内海 「ういす木でさん鳥」ですって(笑)。私だったら、こういう返しをするかな。「病気(木)にとめた」「医者の看護婦さん、脈とる(鳥)」。病気はネタにしにくいけれど、これなら失礼にはならないでしょ。笑えないデタラメや失礼は、芸とは言えません。昔の人はこういうシャレがよく出てきましたよね。でも、今の若い子たちはそういうシャレが出てこないのよ。シャレの妙味が分からず、マジで答えちゃう。だから、面白くないのよね。

「本当の芸」が生まれる瞬間

柳田 今、テレビのバラエティー番組を見ていますと、その瞬間だけの言葉尻を捕まえただけだったり、視覚的な動きで少し笑わせたりするだけで、なかなか「本物の笑い」が無い気がするんですね。

内海 「笑わせよう」と意識している芸は面白くないの。何度も何度も失敗をして、その失敗を次に活かせた時に、本当の芸が生まれるの。

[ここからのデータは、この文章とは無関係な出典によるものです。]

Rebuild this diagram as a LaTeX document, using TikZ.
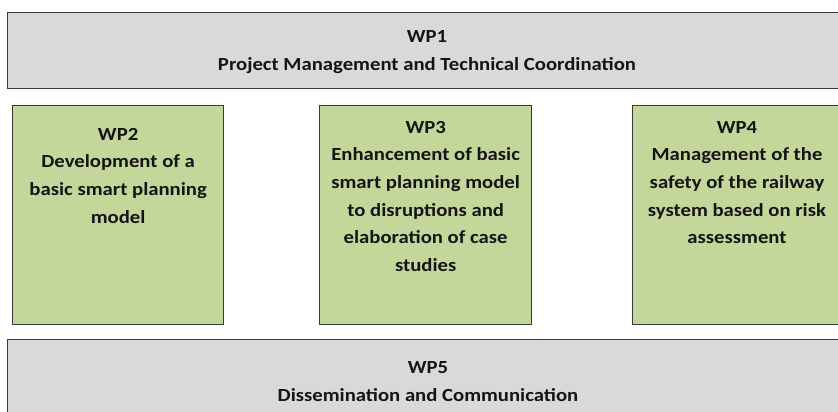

柳田 「本当の芸」ですか。内海さんは80年に及ぶ芸歴の中で、色々な“芸人”や“芸好き作家”たちと交流してきたでしょう。永井荷風、渥美清、東八郎、由利徹、エノケン……。どんな思い出が……。

柳田邦男さん ©文藝春秋

内海 そうねえ。でも、この世界ははっきり言って競争ですから。自分と同じような芸をしている人からは、勉強しようとも思いませんでしたね。まったく違うことをしなければ、生き残っていけないから。

 そういう意味では、八代目・桂文楽師匠は、非常に可愛がってくれましたね。落語という芸は、私がやっていることとは違うから。でも、同じ噺家さんでも、六代目・三遊亭圓生師匠のところには行かなかった。私とは合わなかったの。だから、「おいで」って言ってくれる文楽師匠の所に行っていました。

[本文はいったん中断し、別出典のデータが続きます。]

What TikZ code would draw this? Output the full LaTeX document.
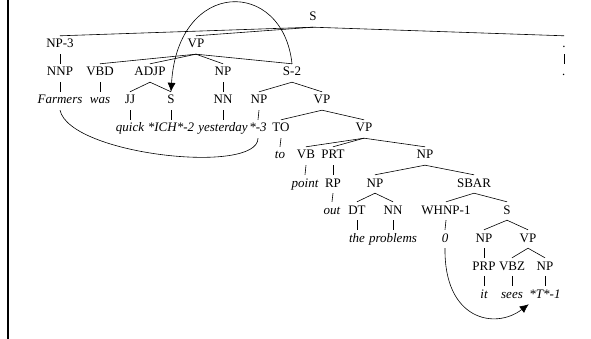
\documentclass[tikz,border=0pt]{standalone}
\usepackage{fontspec}
\setmainfont{Liberation Serif}
\usetikzlibrary{arrows.meta}
\begin{document}
\begin{tikzpicture}[x=1pt,y=-1pt,
  every node/.style={inner xsep=0.5pt, inner ysep=3pt, text height=9pt, text depth=3pt, font=\fontsize{13}{15}\selectfont},
  tag/.style={},
  word/.style={font=\fontsize{13}{15}\selectfont\itshape},
  edge/.style={draw, line width=0.6pt},
  trace/.style={draw, line width=0.6pt},
  tip/.style={-{Latex[length=9pt,width=8pt]}},
  border/.style={draw, line width=2.4pt}]
\useasboundingbox (0,0) rectangle (591,339);
\draw[border] (8,0) -- (8,339);
% row 1
\node[tag] (S) at (313,18) {S};
% row 2
\node[tag] (NPthree) at (60,45) {NP-3};
\node[tag] (VPa) at (196,45) {VP};
\node[tag] (dota) at (564,45) {.};
% row 3
\node[tag] (NNP) at (60,73) {NNP};
\node[tag] (VBD) at (100,73) {VBD};
\node[tag] (ADJP) at (150,73) {ADJP};
\node[tag] (NPa) at (223,73) {NP};
\node[tag] (Stwo) at (292,73) {S-2};
\node[word] (dotb) at (564,73) {.};
% row 4
\node[word] (farmers) at (60,101) {Farmers};
\node[word] (was) at (100,101) {was};
\node[tag] (JJ) at (130,101) {JJ};
\node[tag] (Sb) at (171,101) {S};
\node[tag] (NNa) at (223,101) {NN};
\node[tag] (NPb) at (259,101) {NP};
\node[tag] (VPb) at (322,101) {VP};
% row 5
\node[word] (quick) at (130,129) {quick};
\node[word] (ich) at (171,129) {*ICH*-2};
\node[word] (yesterday) at (223,129) {yesterday};
\node[word] (starthree) at (258,129) {*-3};
\node[tag] (TO) at (281,129) {TO};
\node[tag] (VPc) at (364,129) {VP};
% row 6
\node[word] (to) at (280,156) {to};
\node[tag] (VB) at (306,156) {VB};
\node[tag] (PRT) at (333,156) {PRT};
\node[tag] (NPc) at (425,156) {NP};
% row 7
\node[word] (point) at (305,184) {point};
\node[tag] (RP) at (333,184) {RP};
\node[tag] (NPd) at (375,184) {NP};
\node[tag] (SBAR) at (474,184) {SBAR};
% row 8
\node[word] (out) at (332,211) {out};
\node[tag] (DT) at (357,211) {DT};
\node[tag] (NNb) at (393,211) {NN};
\node[tag] (WHNP) at (446,211) {WHNP-1};
\node[tag] (Sc) at (507,211) {S};
% row 9
\node[word] (the) at (357,239) {the};
\node[word] (problems) at (393,239) {problems};
\node[word] (zero) at (445,239) {0};
\node[tag] (NPe) at (484,239) {NP};
\node[tag] (VPd) at (528,239) {VP};
% row 10
\node[tag] (PRP) at (484,267) {PRP};
\node[tag] (VBZ) at (512,267) {VBZ};
\node[tag] (NPf) at (545,267) {NP};
% row 11
\node[word] (it) at (484,295) {it};
\node[word] (sees) at (512,295) {sees};
\node[word] (tone) at (545,295) {*T*-1};
% tree edges
\foreach \p/\c in {S/NPthree,S/VPa,S/dota,dota/dotb,NPthree/NNP,NNP/farmers,
  VPa/VBD,VPa/ADJP,VPa/NPa,VPa/Stwo,VBD/was,ADJP/JJ,ADJP/Sb,JJ/quick,Sb/ich,
  NPa/NNa,NNa/yesterday,Stwo/NPb,Stwo/VPb,NPb/starthree,VPb/TO,VPb/VPc,TO/to,
  VPc/VB,VPc/PRT,VPc/NPc,VB/point,PRT/RP,RP/out,NPc/NPd,NPc/SBAR,NPd/DT,NPd/NNb,
  DT/the,NNb/problems,SBAR/WHNP,SBAR/Sc,WHNP/zero,Sc/NPe,Sc/VPd,NPe/PRP,PRP/it,
  VPd/VBZ,VPd/NPf,VBZ/sees,NPf/tone}
  \draw[edge] (\p.south) -- (\c.north);
% trace curves
\draw[trace,tip] (Stwo.north) .. controls (283,-22) and (178,-22) .. (Sb.north);
\draw[trace] (farmers.south) .. controls (70,155) and (258,175) .. (starthree.south);
\draw[trace,tip] (zero.south) .. controls (444,320) and (495,330) .. (tone.south west);
\end{tikzpicture}
\end{document}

柳田 私は小学校5年生の夏休みに「古典落語全集」をぜんぶ読んだんです。農家をやっていた母の実家にあって、戦後の食糧難で、夏の一カ月間、身を寄せていた時です。それから大の落語ファンになったのです。テレビのない頃ですから、ラジオで落語や講談を聴くのが楽しみでした。

内海 昔は、素人が突然楽屋に来て、師匠に弟子入りを頼み、長年、修行を積んで、噺家になっていました。芸人だって同じです。ご飯は喰わせてもらえるけど、師匠の下でタダ働き。そして、芸を積んでいく。

お金をかけて芸を習う芸人が多くなった

柳田 内海さんは、どうやって芸を磨いてきたのですか。

内海 私は浅草の床屋で育ち、数えの10歳で神田の蕎麦屋に奉公に出されました。尋常小学校は4年で中退です。12歳頃から踊りと三味線を習い、町の小料理屋で三味線を弾いて、銭をもらっていた。最初は弾けないから誤魔化していました。すると、ある時、私の三味線を聞いた人が「漫才をやれば?」と言ってくれた。そこで浅草の漫才小屋に何年も通い、他人がやっているのを見て、「あの言葉を使ったら面白くないな」と思ったりして、漫才の喋り方を自己流で学んだのです。その後、16歳の時に漫才の舞台に初めて立ちました。私は師匠に弟子入りしたわけではないけれど、「芸」で銭を儲ける術は、身体で覚えてきたんです。

柳田 その後は、ずっと好江さんと「内海桂子・好江」で漫才をやってこられました。

内海 好江の母親から「娘を預かってくれ」と頼まれたのが、好江が14歳の時。私は28歳だった。あの子に踊りから何から全て教えてあげたのは私です。そして、61歳で好江が死ぬまで、ずっと一緒にやってきた。そうやって芸を身につけていく時代だったのです。

 ところが今は、お金をかけて芸を習う芸人がなんと多いことか。そういう若い子たちは、私の所に弟子入りには来ませんよ。「芸を身に付けること」の意味が時代とともに変わってきたのかもしれません。